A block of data

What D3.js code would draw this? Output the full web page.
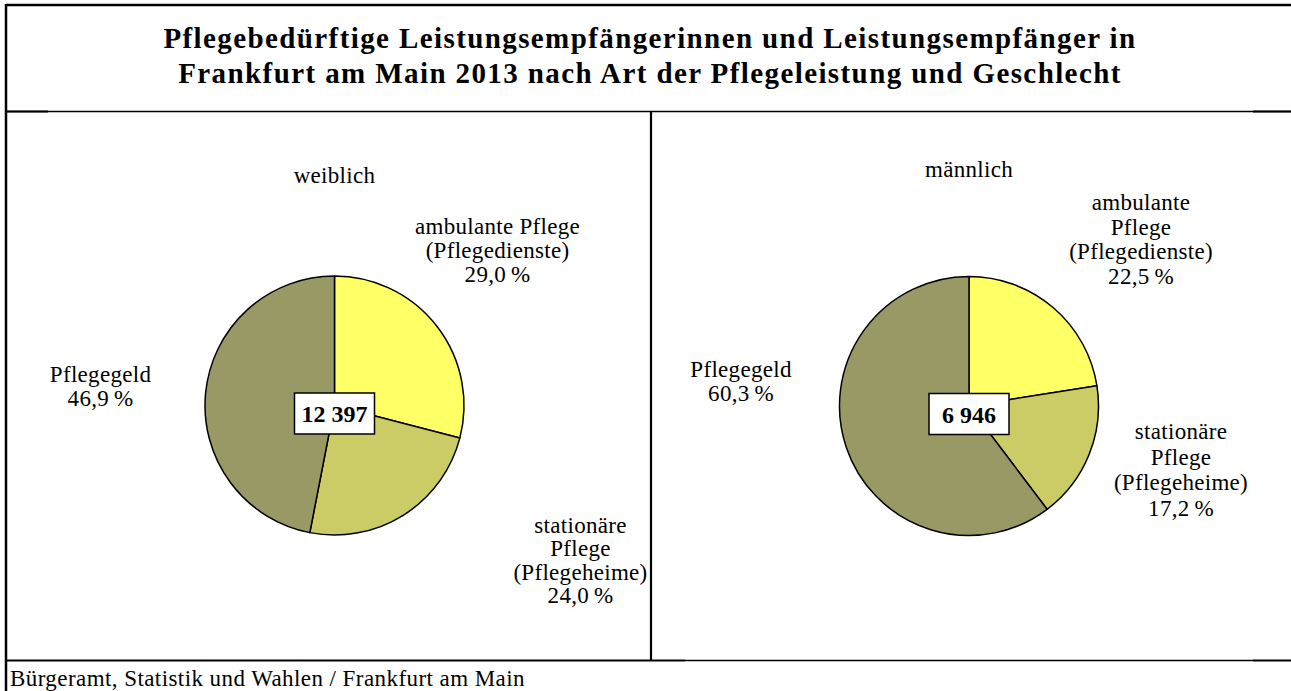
<!DOCTYPE html>
<html>
<head>
<meta charset="utf-8">
<script src="https://cdn.jsdelivr.net/npm/d3@7"></script>
<style>
  body { margin: 0; background: #fff; }
  svg { display: block; }
</style>
</head>
<body>
<div id="chart"></div>
<script>
var width = 1291;
var height = 691;

// data
var titleLines = ["Pflegebedürftige Leistungsempfängerinnen und Leistungsempfänger in",
                  "Frankfurt am Main 2013 nach Art der Pflegeleistung und Geschlecht"];
var categories = ["ambulante Pflege (Pflegedienste)", "stationäre Pflege (Pflegeheime)", "Pflegegeld"];
var groups = ["weiblich", "männlich"];
var totals = ["12 397", "6 946"];
var shareWeiblich = [29.0, 24.0, 46.9];
var shareMaennlich = [22.5, 17.2, 60.3];
var labelsWeiblich = [["ambulante Pflege", "(Pflegedienste)"], ["stationäre", "Pflege", "(Pflegeheime)"], ["Pflegegeld"]];
var labelsMaennlich = [["ambulante", "Pflege", "(Pflegedienste)"], ["stationäre", "Pflege", "(Pflegeheime)"], ["Pflegegeld"]];
var source = "Bürgeramt, Statistik und Wahlen / Frankfurt am Main";

var palette = ["#FFFF66", "#CCCC66", "#999966"];
var color = d3.scaleOrdinal().domain(categories).range(palette);

var fmt = function(v) { return d3.format(".1f")(v).replace(".", ",") + "\u202F%"; };

var svg = d3.select("#chart")
    .append("svg")
    .attr("width", width)
    .attr("height", height)
    .style("font-family", "'Liberation Serif', 'Times New Roman', 'DejaVu Serif', serif");

//------------------------- FRAME -------------------------\\
function line(x1, y1, x2, y2, w) {
    svg.append("line")
        .attr("x1", x1).attr("y1", y1).attr("x2", x2).attr("y2", y2)
        .attr("stroke", "#000").attr("stroke-width", w);
}
line(6, 5, width, 5, 2.5);       // top
line(6, 4, 6, height, 2.5);      // left
line(6, 111.5, width, 111.5, 1.3); // title separator
line(6, 111.5, 48, 111.5, 2.2);
line(1253, 111.5, width, 111.5, 2.2);
line(651, 111, 651, 661, 2.2);   // divider
line(6, 660.5, 685, 660.5, 2.2); // bottom
line(685, 660.5, 1253, 660.5, 1.3);
line(1253, 660.5, width, 660.5, 2.2);

//------------------------- TITLE -------------------------\\
svg.selectAll(".title")
    .data(titleLines)
    .join("text")
    .attr("class", "title")
    .attr("x", 650)
    .attr("y", (d, i) => 48 + i * 35)
    .attr("text-anchor", "middle")
    .style("font-weight", "700")
    .style("font-size", "29px")
    .style("letter-spacing", "1.4px")
    .text(d => d);

//------------------------- PIES -------------------------\\
var radius = 129.5;
var pie = d3.pie().sort(null).value(d => d.value);
var arc = d3.arc().innerRadius(0).outerRadius(radius);

var panels = [
    { name: groups[0], total: totals[0], values: shareWeiblich, labels: labelsWeiblich,
      cx: 334.5, cy: 405.5, titleY: 183,
      pos: [{ x: 163, y: -172, lh: 24 }, { x: 246, y: 127, lh: 23.5 }, { x: -234, y: -24, lh: 24 }] },
    { name: groups[1], total: totals[1], values: shareMaennlich, labels: labelsMaennlich,
      cx: 969, cy: 406, titleY: 177,
      pos: [{ x: 172, y: -196, lh: 24.5 }, { x: 212, y: 33, lh: 25.5 }, { x: -228, y: -29, lh: 24 }] }
];

panels.forEach(function(p) {
    var g = svg.append("g")
        .attr("transform", "translate(" + p.cx + "," + p.cy + ")");

    var data = categories.map((c, i) => ({ cat: c, value: p.values[i], label: p.labels[i] }));

    g.selectAll("path")
        .data(pie(data))
        .join("path")
        .attr("d", arc)
        .attr("fill", d => color(d.data.cat))
        .attr("stroke", "#000")
        .attr("stroke-width", 1.5)
        .attr("stroke-linejoin", "round");

    // group title
    svg.append("text")
        .attr("x", p.cx)
        .attr("y", p.titleY)
        .attr("text-anchor", "middle")
        .style("font-size", "23px")
        .style("letter-spacing", "0.3px")
        .text(p.name);

    // slice labels
    data.forEach(function(d, i) {
        var lines = d.label.concat([fmt(d.value)]);
        var t = g.append("text")
            .attr("text-anchor", "middle")
            .style("font-size", "23px")
            .style("letter-spacing", "0.3px");
        t.selectAll("tspan")
            .data(lines)
            .join("tspan")
            .attr("x", p.pos[i].x)
            .attr("y", (l, j) => p.pos[i].y + j * p.pos[i].lh)
            .text(l => l);
    });

    // total box
    var boxW = 80, boxH = 41;
    g.append("rect")
        .attr("x", -boxW / 2)
        .attr("y", 8 - boxH / 2)
        .attr("width", boxW)
        .attr("height", boxH)
        .attr("fill", "#fff")
        .attr("stroke", "#000")
        .attr("stroke-width", 1.5);
    g.append("text")
        .attr("x", 0)
        .attr("y", 16.5)
        .attr("text-anchor", "middle")
        .style("font-weight", "700")
        .style("font-size", "24px")
        .text(p.total);
});

//------------------------- SOURCE -------------------------\\
svg.append("text")
    .attr("x", 10)
    .attr("y", 686)
    .style("font-size", "23px")
    .style("letter-spacing", "0.43px")
    .text(source);
</script>
</body>
</html>
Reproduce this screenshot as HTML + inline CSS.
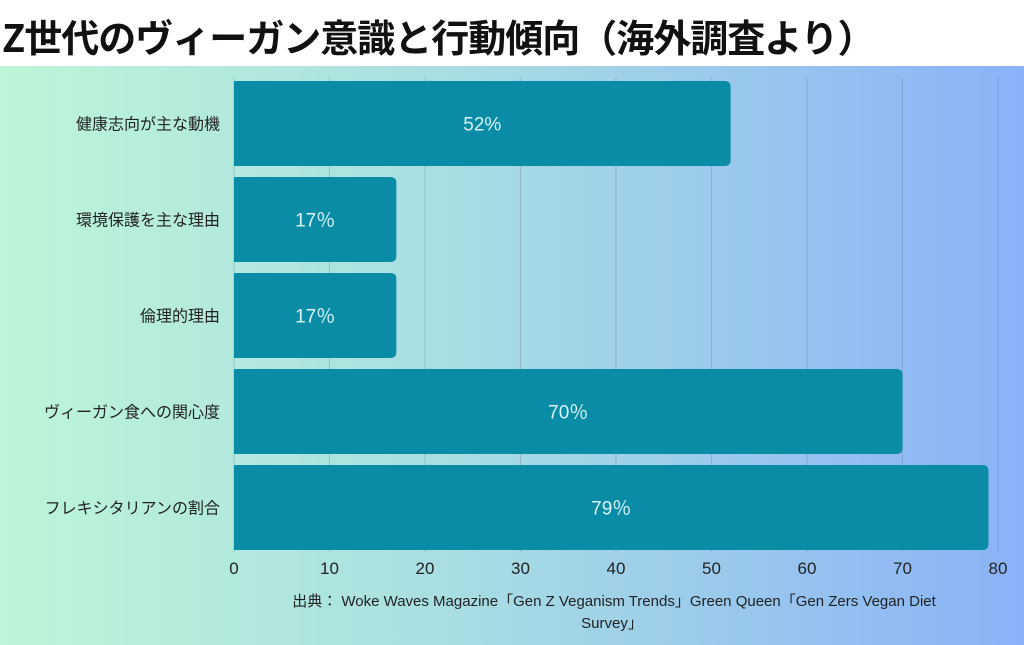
<!DOCTYPE html>
<html><head><meta charset="utf-8">
<style>
body{margin:0;width:1024px;height:645px;overflow:hidden;font-family:"Liberation Sans","Noto Sans CJK JP",sans-serif;}
#wrap{position:relative;width:1024px;height:645px;background:linear-gradient(90deg,#bdf5d8 0%,#a8dde2 45%,#8ab2f8 100%);}
#titlebar{position:absolute;left:0;top:0;width:1024px;height:66px;background:#fff;}
#title{position:absolute;left:2px;top:8px;font-size:38px;font-weight:bold;color:#111;letter-spacing:-1px;white-space:nowrap;font-family:"Noto Sans CJK JP",sans-serif;}
svg{position:absolute;left:0;top:0;}
</style></head><body>
<div id="wrap">
<div id="titlebar"><div id="title">Z世代のヴィーガン意識と行動傾向（海外調査より）</div></div>
<svg id="chart" width="1024" height="645"></svg>
</div>
<script>
const categories=["健康志向が主な動機","環境保護を主な理由","倫理的理由","ヴィーガン食への関心度","フレキシタリアンの割合"];
const values=[52,17,17,70,79];
const valueLabels=["52%","17％","17％","70％","79％"];
const ticks=[0,10,20,30,40,50,60,70,80];
const NS="http://www.w3.org/2000/svg";
const svg=document.getElementById('chart');
const x0=234,x1=998,xmax=80,top0=81,band=96,bh=85;
const xs=v=>x0+(v/xmax)*(x1-x0);
function mk(t,a){const e=document.createElementNS(NS,t);for(const k in a)e.setAttribute(k,a[k]);svg.appendChild(e);return e;}
ticks.forEach(t=>{
 const g=mk('line',{x1:xs(t),x2:xs(t),y1:78,y2:552,stroke:'rgba(100,130,160,0.35)','stroke-width':1});
 
 
 const l=mk('text',{x:xs(t),y:574,'text-anchor':'middle','font-size':17,fill:'#222'});
 l.textContent=t;
 
 
});
categories.forEach((c,i)=>{
 const y=top0+i*band,w=xs(values[i])-x0,r=6;
 const p=mk('path',{d:`M${x0},${y}H${x0+w-r}Q${x0+w},${y} ${x0+w},${y+r}V${y+bh-r}Q${x0+w},${y+bh} ${x0+w-r},${y+bh}H${x0}Z`,fill:'#0a8ba6'});
 
 
 const v=mk('text',{x:x0+w/2,y:y+bh/2+7,'text-anchor':'middle','font-size':19,fill:'#d8f4f8'});
 v.textContent=valueLabels[i];
 
 
 const cl=mk('text',{x:220,y:y+bh/2+6,'text-anchor':'end','font-size':16,fill:'#222'});
 cl.textContent=c;
 
 
});
const s1=mk('text',{x:614,y:606,'text-anchor':'middle','font-size':15,fill:'#222'});
s1.textContent="出典： Woke Waves Magazine「Gen Z Veganism Trends」Green Queen「Gen Zers Vegan Diet";


const s2=mk('text',{x:612,y:628,'text-anchor':'middle','font-size':15,fill:'#222'});
s2.textContent="Survey」";


</script>
</body></html>
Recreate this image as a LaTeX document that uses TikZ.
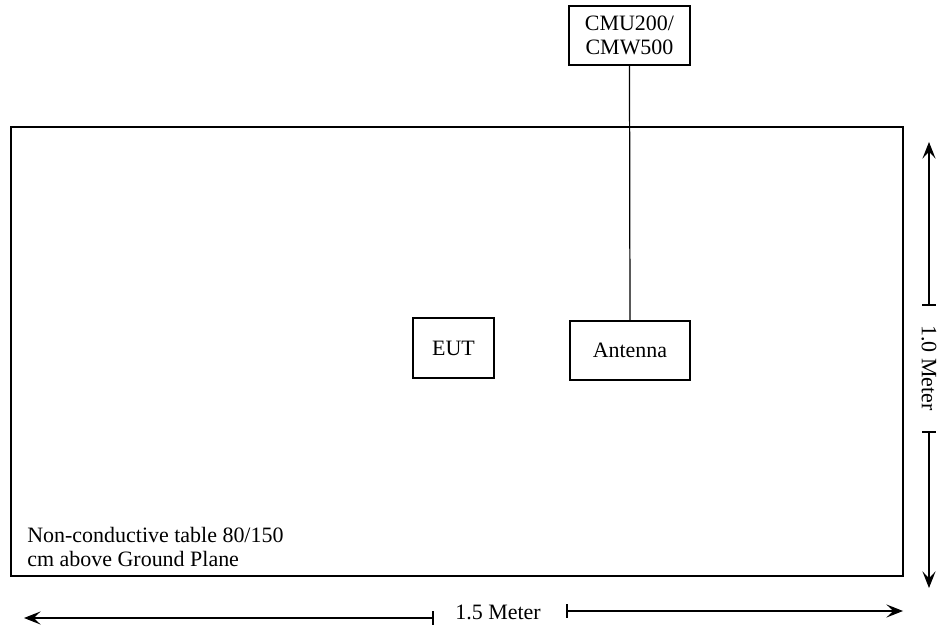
\documentclass[tikz,border=0pt]{standalone}
\usepackage{fontspec}
\setmainfont{Liberation Serif}
\usetikzlibrary{arrows.meta}

\begin{document}
\begin{tikzpicture}[x=0.02cm,y=-0.02cm,font=\fontsize{12.5}{13.5}\selectfont]
\tikzset{box/.style={draw,line width=0.8pt,align=center},
	tip/.style={-{Stealth[length=9.5pt,width=7.5pt,inset=4pt]}},
	tick/.style={line width=0.6pt}}
\useasboundingbox (0,0) rectangle (937,631);

% table
\draw[line width=1.2pt] (11,127) rectangle (903,576);
\node[anchor=west,align=left,inner sep=0pt] (tbl) at (27,547) {Non-conductive table 80/150\\cm above Ground Plane};

% boxes
\node[box,minimum width=2.42cm,minimum height=1.18cm] (cmu) at (629.5,35.5) {CMU200/\\CMW500};
\node[box,minimum width=1.62cm,minimum height=1.2cm] (eut) at (453.5,348) {EUT};
\node[box,minimum width=2.4cm,minimum height=1.18cm] (ant) at (630,350.5) {Antenna};
\draw[line width=0.7pt] (cmu.south) -- (ant.north);

% 1.5 Meter
\coordinate (hl) at (24,618);
\coordinate (hlt) at (433,618);
\coordinate (hrt) at (567,611);
\coordinate (hr) at (903,611);
\node (hlab) at (498,612) {1.5 Meter};
\draw[tick,tip] (hlt) -- (hl);
\draw[tick,tip] (hrt) -- (hr);
\foreach \c in {hlt,hrt}{
	\draw[tick] ([yshift=-0.14cm]\c) -- ([yshift=0.14cm]\c);
	}

% 1.0 Meter
\coordinate (vt) at (929,142);
\coordinate (vtt) at (929,305);
\coordinate (vbt) at (929,432);
\coordinate (vb) at (929,588);
\node[rotate=-90] (vlab) at (929,368) {1.0 Meter};
\draw[tick,tip] (vtt) -- (vt);
\draw[tick,tip] (vbt) -- (vb);
\foreach \c in {vtt,vbt}{
	\draw[tick] ([xshift=-0.14cm]\c) -- ([xshift=0.14cm]\c);
	}
\end{tikzpicture}
\end{document}
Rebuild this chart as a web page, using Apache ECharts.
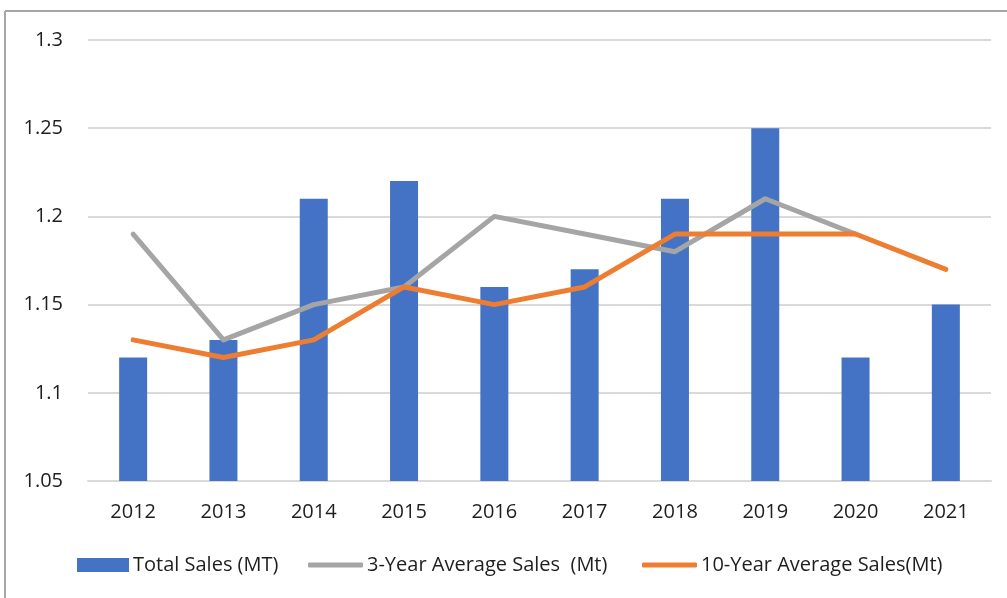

[Written instruction] Repeat, word for word, the lines of the material above from the one holding "Recreate this image" through the one holding "(0,0) rectangle (937,631);". Leave out pictures.

[Full solution]
Recreate this image as a LaTeX document that uses TikZ.
\documentclass[tikz,border=0pt]{standalone}
\usepackage{fontspec}
\setmainfont{Liberation Serif}
\usetikzlibrary{arrows.meta}

\begin{document}
\begin{tikzpicture}[x=0.02cm,y=-0.02cm,font=\fontsize{12.5}{13.5}\selectfont]
\tikzset{box/.style={draw,line width=0.8pt,align=center},
	tip/.style={-{Stealth[length=9.5pt,width=7.5pt,inset=4pt]}},
	tick/.style={line width=0.6pt}}
\useasboundingbox (0,0) rectangle (937,631);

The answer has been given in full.